--- Stated problem ---
Transcribe the listing below from its opening line up to and including the line that contains "ax = fig.add_axes([94/550, 1-248/357, (523-94)/550, 260/357])"; reproduce nothing else.

--- Given information ---
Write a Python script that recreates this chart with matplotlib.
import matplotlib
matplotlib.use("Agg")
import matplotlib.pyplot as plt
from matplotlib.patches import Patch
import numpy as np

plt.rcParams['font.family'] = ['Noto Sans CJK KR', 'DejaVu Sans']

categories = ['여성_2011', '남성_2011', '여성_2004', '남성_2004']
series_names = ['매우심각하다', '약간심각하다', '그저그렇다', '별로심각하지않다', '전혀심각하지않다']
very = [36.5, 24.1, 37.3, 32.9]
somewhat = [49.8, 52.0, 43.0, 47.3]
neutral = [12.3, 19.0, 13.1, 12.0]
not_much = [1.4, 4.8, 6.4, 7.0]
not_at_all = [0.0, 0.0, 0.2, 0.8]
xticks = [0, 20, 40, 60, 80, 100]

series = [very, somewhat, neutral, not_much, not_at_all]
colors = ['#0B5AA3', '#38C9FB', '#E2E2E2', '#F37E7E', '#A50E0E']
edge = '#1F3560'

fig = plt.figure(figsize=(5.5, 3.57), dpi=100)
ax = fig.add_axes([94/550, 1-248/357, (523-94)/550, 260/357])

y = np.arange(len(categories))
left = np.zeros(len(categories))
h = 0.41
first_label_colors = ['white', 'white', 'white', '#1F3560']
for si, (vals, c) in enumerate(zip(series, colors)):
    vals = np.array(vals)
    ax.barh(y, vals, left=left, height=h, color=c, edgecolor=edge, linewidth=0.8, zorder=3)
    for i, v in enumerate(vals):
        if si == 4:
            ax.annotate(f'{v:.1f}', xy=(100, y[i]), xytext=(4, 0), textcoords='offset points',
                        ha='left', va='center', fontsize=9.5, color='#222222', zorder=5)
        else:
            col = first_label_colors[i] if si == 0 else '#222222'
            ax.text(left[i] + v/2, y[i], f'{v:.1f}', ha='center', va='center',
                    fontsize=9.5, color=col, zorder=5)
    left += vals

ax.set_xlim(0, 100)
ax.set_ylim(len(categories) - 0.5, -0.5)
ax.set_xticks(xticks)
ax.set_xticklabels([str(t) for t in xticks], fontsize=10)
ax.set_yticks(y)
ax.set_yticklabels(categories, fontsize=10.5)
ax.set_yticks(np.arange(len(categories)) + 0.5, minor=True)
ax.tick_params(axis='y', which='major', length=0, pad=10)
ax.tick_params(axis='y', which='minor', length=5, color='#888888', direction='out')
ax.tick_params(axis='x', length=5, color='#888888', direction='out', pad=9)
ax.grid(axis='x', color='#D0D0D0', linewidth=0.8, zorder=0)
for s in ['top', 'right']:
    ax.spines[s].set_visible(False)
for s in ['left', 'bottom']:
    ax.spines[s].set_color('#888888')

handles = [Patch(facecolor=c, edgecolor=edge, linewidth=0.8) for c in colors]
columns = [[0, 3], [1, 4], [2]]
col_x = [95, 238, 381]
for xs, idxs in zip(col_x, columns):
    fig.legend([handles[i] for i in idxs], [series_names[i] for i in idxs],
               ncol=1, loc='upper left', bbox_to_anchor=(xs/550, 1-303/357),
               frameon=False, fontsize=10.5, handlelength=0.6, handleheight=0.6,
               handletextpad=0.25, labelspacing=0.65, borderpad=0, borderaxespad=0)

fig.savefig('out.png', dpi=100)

--- Reply to the exercise ---
Write a Python script that recreates this chart with matplotlib.
import matplotlib
matplotlib.use("Agg")
import matplotlib.pyplot as plt
from matplotlib.patches import Patch
import numpy as np

plt.rcParams['font.family'] = ['Noto Sans CJK KR', 'DejaVu Sans']

categories = ['여성_2011', '남성_2011', '여성_2004', '남성_2004']
series_names = ['매우심각하다', '약간심각하다', '그저그렇다', '별로심각하지않다', '전혀심각하지않다']
very = [36.5, 24.1, 37.3, 32.9]
somewhat = [49.8, 52.0, 43.0, 47.3]
neutral = [12.3, 19.0, 13.1, 12.0]
not_much = [1.4, 4.8, 6.4, 7.0]
not_at_all = [0.0, 0.0, 0.2, 0.8]
xticks = [0, 20, 40, 60, 80, 100]

series = [very, somewhat, neutral, not_much, not_at_all]
colors = ['#0B5AA3', '#38C9FB', '#E2E2E2', '#F37E7E', '#A50E0E']
edge = '#1F3560'

fig = plt.figure(figsize=(5.5, 3.57), dpi=100)
ax = fig.add_axes([94/550, 1-248/357, (523-94)/550, 260/357])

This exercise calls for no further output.